Determined to fulfill her destiny, she decides to rent a failing theater and persuade the community to support her artistic and unique vision, including childhood friend Nadine (Dena Kaplan) and classmate Laser (Bobby Lockwood). She meets a rival during a club dance battle, Ishani Mfeke (Sibo Mlambo), who is reeling from the loss of her brother and has a hardened exterior. However, when Malea asks her to choreograph the production together, the two form an unlikely partnership.

When adrenaline-filled rehearsals cause dance crew rivals and egos to get in the way, everything falls apart much like Shakespeare's Capulets and Montagues. Amid romantic love triangles and personal conflicts, Melea dares to dream and risks it all to put on a performance the Cape Town community won't forget.

Cast
Cassie Ventura as Melea Martin
Kenny Wormald as Erik Wildwood
Dena Kaplan as Nadine
Sibongile Mlambo as Ishani Mfeke
Bobby Lockwood as Laser
Clayton Evertson as Taj Mfeka
Terry Sauls as Taariq
Ambrose Uren as Dajon Bell
Stephen Jubber as Eduardo Diego
Adrian Galley as Mr Sammy Wright
Peter Butler as Uncle Simon
Brandon Peterson as Mike
Sivuyile Ngesi as DJ Zubair Khumalo
Adam Cope as Christian (R&J Stage Hand)
Ashlynn Cloete as Crystal
Jason Meyer as Zam

Production
On November 14, 2015, it was announced Sibo Mlambo had been cast with a lead role in Universal's sequel Honey 3, which would be set in South Africa, with a likely debut on DVD in the United States. Mlambo was set to play the character of Ishani, a "street-tough Cape Town local who never backs down from a fight – or a dance battle. [...] Still reeling from the loss of her brother, Ishani has a hardened exterior and doesn't take too kindly to an outsider named Malea." Bille Woodruff was returning to direct Honey 3 after directing the first two films.

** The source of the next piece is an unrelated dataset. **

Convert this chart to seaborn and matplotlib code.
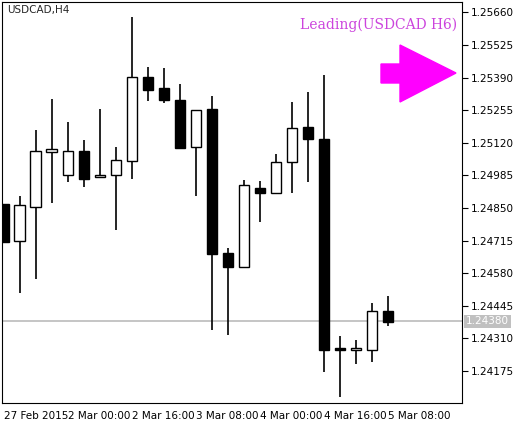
import matplotlib
matplotlib.use("Agg")
import matplotlib.pyplot as plt
import seaborn as sns
import numpy as np
from matplotlib.patches import Polygon

opens  = [1.24866,1.24713,1.24854,1.25082,1.24986,1.25086,1.24978,1.24986,1.25044,1.25392,1.25347,1.25296,1.25102,1.25260,1.24663,1.24605,1.24932,1.24912,1.25040,1.25185,1.25135,1.24270,1.24262,1.24262,1.24423]
closes = [1.24709,1.24862,1.25086,1.25094,1.25086,1.24970,1.24986,1.25048,1.25392,1.25338,1.25296,1.25098,1.25255,1.24659,1.24605,1.24945,1.24912,1.25040,1.25181,1.25135,1.24262,1.24262,1.24270,1.24423,1.24378]
highs  = [1.24866,1.24899,1.25173,1.25301,1.25206,1.25131,1.25260,1.25102,1.25641,1.25433,1.25429,1.25363,1.25255,1.25313,1.24684,1.24966,1.24961,1.25073,1.25288,1.25330,1.25400,1.24320,1.24302,1.24456,1.24485]
lows   = [1.24709,1.24498,1.24556,1.24870,1.24957,1.24937,1.24978,1.24759,1.24970,1.25292,1.25284,1.25098,1.24899,1.24344,1.24324,1.24605,1.24792,1.24912,1.24912,1.24957,1.24170,1.24067,1.24203,1.24211,1.24361]
price_ticks = [1.25660,1.25525,1.25390,1.25255,1.25120,1.24985,1.24850,1.24715,1.24580,1.24445,1.24310,1.24175]
time_pos = [0,4,8,12,16,20,24]
time_labels = ["27 Feb 2015","2 Mar 00:00","2 Mar 16:00","3 Mar 08:00","4 Mar 00:00","4 Mar 16:00","5 Mar 08:00"]
last_price = 1.24380

sns.set_style("white")
fig = plt.figure(figsize=(5.15,4.23), dpi=100)
ax = fig.add_axes([2/515, 20/423, 460/515, 401/423])
n = len(opens)
x = np.arange(n)
ax.vlines(x, lows, highs, color="black", lw=1.2, zorder=2)
for i in range(n):
    o, c = opens[i], closes[i]
    bottom = min(o, c); h = max(abs(c-o), 0.00004)
    up = c >= o
    ax.bar(x[i], h, bottom=bottom, width=0.68, color="white" if up else "black",
           edgecolor="black", linewidth=1.0, zorder=3)
ax.axhline(last_price, color="#c0c0c0", lw=1.3, zorder=1)
ax.set_xlim(-0.12, 28.62)
ax.set_ylim(1.24042, 1.25703)
ax.yaxis.tick_right()
ax.set_yticks(price_ticks)
ax.set_yticklabels([f"{t:.5f}" for t in price_ticks], fontsize=7.5)
ax.set_xticks(time_pos)
ax.set_xticklabels(time_labels, fontsize=7.5, ha="left")
for lab in ax.get_xticklabels():
    lab.set_x(lab.get_position()[0])
import matplotlib.transforms as mt
off = mt.ScaledTranslation(-2/100, 0, fig.dpi_scale_trans)
for lab in ax.get_xticklabels():
    lab.set_transform(lab.get_transform() + off)
ax.tick_params(axis="both", direction="out", length=4, width=0.8, pad=2, colors="black")
for s in ax.spines.values():
    s.set_color("black"); s.set_linewidth(0.8)
ax.text(0.012, 0.993, "USDCAD,H4", transform=ax.transAxes, fontsize=7.5, va="top", ha="left")
ax.text(0.99, 0.96, "Leading(USDCAD H6)", transform=ax.transAxes, fontsize=10,
        color="#cc44dd", family="DejaVu Serif", va="top", ha="right")
# arrow in pixel-ish axes fraction
def fx(px): return (px-2)/460
def fy(py): return (403-py)/401
pts = [(381,64),(400,64),(400,45),(456,73),(400,102),(400,83),(381,83)]
ax.add_patch(Polygon([(fx(a),fy(b)) for a,b in pts], closed=True, color="#ff00ff",
                     transform=ax.transAxes, zorder=5, clip_on=False))
ax.text(1.0+4/460, last_price, f"{last_price:.5f}", transform=ax.get_yaxis_transform(),
        fontsize=7.5, color="white", va="center", ha="left",
        bbox=dict(boxstyle="square,pad=0.15", fc="#c0c0c0", ec="none"))
fig.savefig("out.png", dpi=100)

Later that month, Cassie Ventura was revealed to be playing the starring role of Malea. The film was described "filled with performances, a romantic love triangle and cultural clashes", and confirmed to release in 2016 from Universal 1440 Entertainment, the original content production arm of Universal Pictures Home Entertainment. Filming through December 20, 2015, it was also set to star Kenny Wormald, Dena Kaplan, Clayton Evertson, Bobby Lockwood, Peter Butler and Adrian Galley, from a script penned by Catherine Cyran and film production by Mike Elliott. Woodruff talked about the film's concept saying the crew "consider[ed] people being more interested in dance in a mainstream way because of TV shows. Shooting in South Africa made sense with the idea of taking the franchise to a different place in the world and exploring the different dances", continuing, "[Exploring the] differences and similarities. Dance is a universal language. Plus there is a huge fan community in Cape Town which opened our eyes to a dance community throughout the world."

Release
The film was made available for streaming on Netflix on September 6, 2016, and released on DVD and Blu-ray on the same day in the United States.

 Special features
 Feature Commentary with Director Bille Woodruff
 Battle Dakota Club
 South African Backdrop
 Behind the Dance: The Making of Honey 3
 Extended Dance Sequences
 Deleted Scenes

Music
A soundtrack album to the film was released on September 2, 2016, by Back Lot Music. It features songs from Major Lazer featuring Ariana Grande, Jason Derulo, Dawin, Vicetone, The Very Best, Incredible Bongo Band, Carly Rose, among others, and includes an original track by the lead actress Cassie. South African composer Mark Kilian, the film's original score creator, also contributed with six tracks.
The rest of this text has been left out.